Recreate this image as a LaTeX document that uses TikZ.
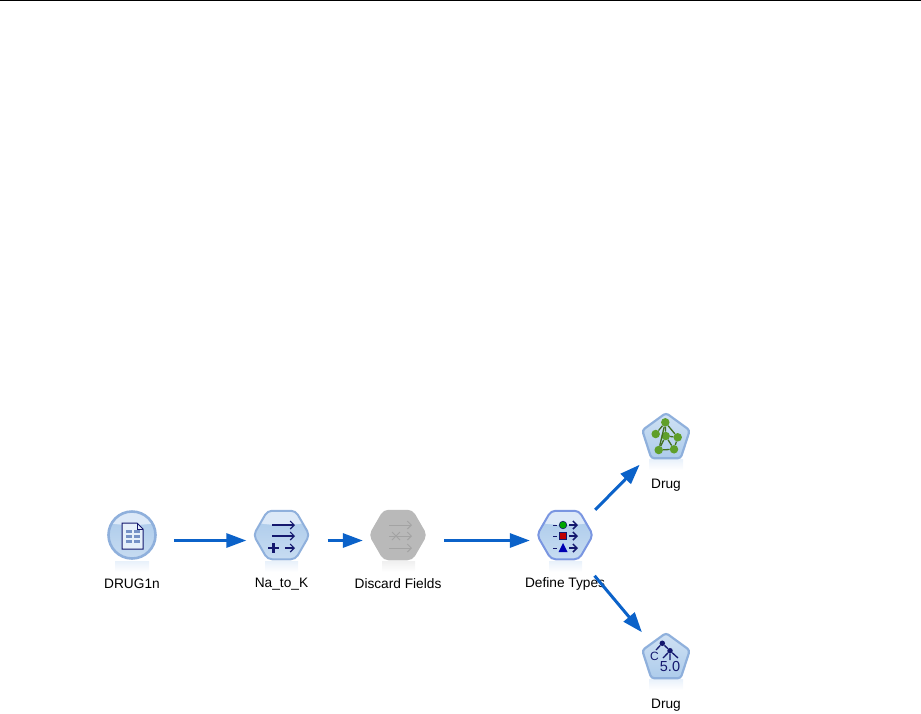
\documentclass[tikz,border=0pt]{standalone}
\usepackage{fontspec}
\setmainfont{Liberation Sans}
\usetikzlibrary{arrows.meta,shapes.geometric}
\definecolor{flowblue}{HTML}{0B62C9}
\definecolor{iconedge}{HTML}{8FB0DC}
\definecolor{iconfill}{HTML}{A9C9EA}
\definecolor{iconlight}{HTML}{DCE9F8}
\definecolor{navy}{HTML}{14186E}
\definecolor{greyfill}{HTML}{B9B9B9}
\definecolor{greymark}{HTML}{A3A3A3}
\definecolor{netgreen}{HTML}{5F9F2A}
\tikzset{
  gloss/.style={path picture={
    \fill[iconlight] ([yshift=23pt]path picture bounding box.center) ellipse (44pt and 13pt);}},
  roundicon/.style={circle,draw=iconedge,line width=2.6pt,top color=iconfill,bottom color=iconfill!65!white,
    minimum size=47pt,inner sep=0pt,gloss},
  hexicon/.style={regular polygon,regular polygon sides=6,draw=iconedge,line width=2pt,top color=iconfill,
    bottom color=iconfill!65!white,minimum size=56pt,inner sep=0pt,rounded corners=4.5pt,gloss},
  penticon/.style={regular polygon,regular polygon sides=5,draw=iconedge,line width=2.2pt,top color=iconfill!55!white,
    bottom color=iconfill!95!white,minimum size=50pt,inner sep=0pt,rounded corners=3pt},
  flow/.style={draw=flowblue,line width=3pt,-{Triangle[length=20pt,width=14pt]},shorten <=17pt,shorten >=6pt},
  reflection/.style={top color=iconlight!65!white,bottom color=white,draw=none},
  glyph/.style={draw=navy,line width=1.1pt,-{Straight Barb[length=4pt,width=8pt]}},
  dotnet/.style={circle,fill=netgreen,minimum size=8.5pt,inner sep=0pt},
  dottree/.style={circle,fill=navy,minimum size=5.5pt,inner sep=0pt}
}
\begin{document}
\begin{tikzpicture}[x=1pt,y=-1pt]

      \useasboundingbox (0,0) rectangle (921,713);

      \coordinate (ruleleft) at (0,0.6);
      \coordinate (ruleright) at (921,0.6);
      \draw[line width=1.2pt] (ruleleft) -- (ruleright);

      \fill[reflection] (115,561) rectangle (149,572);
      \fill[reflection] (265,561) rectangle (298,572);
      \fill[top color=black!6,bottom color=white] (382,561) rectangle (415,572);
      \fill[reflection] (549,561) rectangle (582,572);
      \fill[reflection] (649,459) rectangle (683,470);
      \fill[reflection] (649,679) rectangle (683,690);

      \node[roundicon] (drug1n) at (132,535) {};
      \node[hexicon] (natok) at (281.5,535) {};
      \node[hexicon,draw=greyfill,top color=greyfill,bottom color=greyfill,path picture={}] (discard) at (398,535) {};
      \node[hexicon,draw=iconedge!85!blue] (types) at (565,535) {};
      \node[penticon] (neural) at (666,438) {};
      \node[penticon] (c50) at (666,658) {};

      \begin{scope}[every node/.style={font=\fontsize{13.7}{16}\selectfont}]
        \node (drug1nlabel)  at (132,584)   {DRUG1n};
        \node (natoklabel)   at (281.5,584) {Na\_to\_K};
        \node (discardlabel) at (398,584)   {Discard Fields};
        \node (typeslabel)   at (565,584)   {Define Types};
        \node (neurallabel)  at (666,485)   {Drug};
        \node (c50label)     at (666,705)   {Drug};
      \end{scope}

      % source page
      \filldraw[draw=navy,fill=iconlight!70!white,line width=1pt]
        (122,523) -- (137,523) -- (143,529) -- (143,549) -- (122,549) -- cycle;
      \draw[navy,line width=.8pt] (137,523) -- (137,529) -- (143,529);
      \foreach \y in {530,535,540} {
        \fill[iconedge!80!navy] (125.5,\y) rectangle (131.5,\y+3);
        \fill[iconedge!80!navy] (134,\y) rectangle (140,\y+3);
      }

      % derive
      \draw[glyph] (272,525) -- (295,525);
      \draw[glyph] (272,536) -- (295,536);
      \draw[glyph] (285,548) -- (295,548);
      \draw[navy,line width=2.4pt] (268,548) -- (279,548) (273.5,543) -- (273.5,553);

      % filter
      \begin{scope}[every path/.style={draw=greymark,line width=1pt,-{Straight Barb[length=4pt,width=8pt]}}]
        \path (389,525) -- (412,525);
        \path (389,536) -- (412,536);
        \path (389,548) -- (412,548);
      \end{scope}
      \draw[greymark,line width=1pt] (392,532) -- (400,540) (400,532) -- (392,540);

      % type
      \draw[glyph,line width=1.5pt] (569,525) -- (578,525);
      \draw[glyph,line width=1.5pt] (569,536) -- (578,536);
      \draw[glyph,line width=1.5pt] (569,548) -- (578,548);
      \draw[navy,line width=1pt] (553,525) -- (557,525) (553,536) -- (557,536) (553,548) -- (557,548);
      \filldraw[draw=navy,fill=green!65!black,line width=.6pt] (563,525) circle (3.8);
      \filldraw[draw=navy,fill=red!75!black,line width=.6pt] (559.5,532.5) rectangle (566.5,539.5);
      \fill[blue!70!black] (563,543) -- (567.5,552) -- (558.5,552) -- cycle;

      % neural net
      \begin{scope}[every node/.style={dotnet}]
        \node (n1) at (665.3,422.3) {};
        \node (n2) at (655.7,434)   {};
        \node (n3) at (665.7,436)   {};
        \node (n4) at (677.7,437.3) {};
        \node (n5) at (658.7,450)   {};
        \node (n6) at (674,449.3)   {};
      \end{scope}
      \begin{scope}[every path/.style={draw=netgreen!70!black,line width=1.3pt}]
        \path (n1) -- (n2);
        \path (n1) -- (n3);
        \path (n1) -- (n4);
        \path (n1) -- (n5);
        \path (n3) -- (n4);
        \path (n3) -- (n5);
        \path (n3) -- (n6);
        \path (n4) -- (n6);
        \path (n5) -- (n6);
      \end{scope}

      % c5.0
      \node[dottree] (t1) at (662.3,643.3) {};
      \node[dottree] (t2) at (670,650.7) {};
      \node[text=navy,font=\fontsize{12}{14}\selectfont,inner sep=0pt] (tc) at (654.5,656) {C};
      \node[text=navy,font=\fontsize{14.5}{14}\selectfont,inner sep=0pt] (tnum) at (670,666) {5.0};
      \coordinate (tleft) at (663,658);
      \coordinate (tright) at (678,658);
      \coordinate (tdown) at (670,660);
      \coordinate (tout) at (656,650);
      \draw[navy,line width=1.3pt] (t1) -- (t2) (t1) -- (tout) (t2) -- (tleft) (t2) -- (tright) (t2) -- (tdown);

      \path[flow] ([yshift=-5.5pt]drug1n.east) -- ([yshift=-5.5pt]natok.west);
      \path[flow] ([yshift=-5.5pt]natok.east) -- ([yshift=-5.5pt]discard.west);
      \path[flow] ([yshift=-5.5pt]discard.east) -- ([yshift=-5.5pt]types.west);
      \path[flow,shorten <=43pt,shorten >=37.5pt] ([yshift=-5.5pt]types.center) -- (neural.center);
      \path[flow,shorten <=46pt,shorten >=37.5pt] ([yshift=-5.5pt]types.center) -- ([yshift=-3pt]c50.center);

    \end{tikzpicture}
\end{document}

### WRITTEN TASK
Please restate the material above line by line, exactly, beginning at its first line and ending with the line that contains "(ruleleft) -- (ruleright);", without any pictures.

### TASK RESPONSE
Recreate this image as a LaTeX document that uses TikZ.
\documentclass[tikz,border=0pt]{standalone}
\usepackage{fontspec}
\setmainfont{Liberation Sans}
\usetikzlibrary{arrows.meta,shapes.geometric}
\definecolor{flowblue}{HTML}{0B62C9}
\definecolor{iconedge}{HTML}{8FB0DC}
\definecolor{iconfill}{HTML}{A9C9EA}
\definecolor{iconlight}{HTML}{DCE9F8}
\definecolor{navy}{HTML}{14186E}
\definecolor{greyfill}{HTML}{B9B9B9}
\definecolor{greymark}{HTML}{A3A3A3}
\definecolor{netgreen}{HTML}{5F9F2A}
\tikzset{
  gloss/.style={path picture={
    \fill[iconlight] ([yshift=23pt]path picture bounding box.center) ellipse (44pt and 13pt);}},
  roundicon/.style={circle,draw=iconedge,line width=2.6pt,top color=iconfill,bottom color=iconfill!65!white,
    minimum size=47pt,inner sep=0pt,gloss},
  hexicon/.style={regular polygon,regular polygon sides=6,draw=iconedge,line width=2pt,top color=iconfill,
    bottom color=iconfill!65!white,minimum size=56pt,inner sep=0pt,rounded corners=4.5pt,gloss},
  penticon/.style={regular polygon,regular polygon sides=5,draw=iconedge,line width=2.2pt,top color=iconfill!55!white,
    bottom color=iconfill!95!white,minimum size=50pt,inner sep=0pt,rounded corners=3pt},
  flow/.style={draw=flowblue,line width=3pt,-{Triangle[length=20pt,width=14pt]},shorten <=17pt,shorten >=6pt},
  reflection/.style={top color=iconlight!65!white,bottom color=white,draw=none},
  glyph/.style={draw=navy,line width=1.1pt,-{Straight Barb[length=4pt,width=8pt]}},
  dotnet/.style={circle,fill=netgreen,minimum size=8.5pt,inner sep=0pt},
  dottree/.style={circle,fill=navy,minimum size=5.5pt,inner sep=0pt}
}
\begin{document}
\begin{tikzpicture}[x=1pt,y=-1pt]

      \useasboundingbox (0,0) rectangle (921,713);

      \coordinate (ruleleft) at (0,0.6);
      \coordinate (ruleright) at (921,0.6);
      \draw[line width=1.2pt] (ruleleft) -- (ruleright);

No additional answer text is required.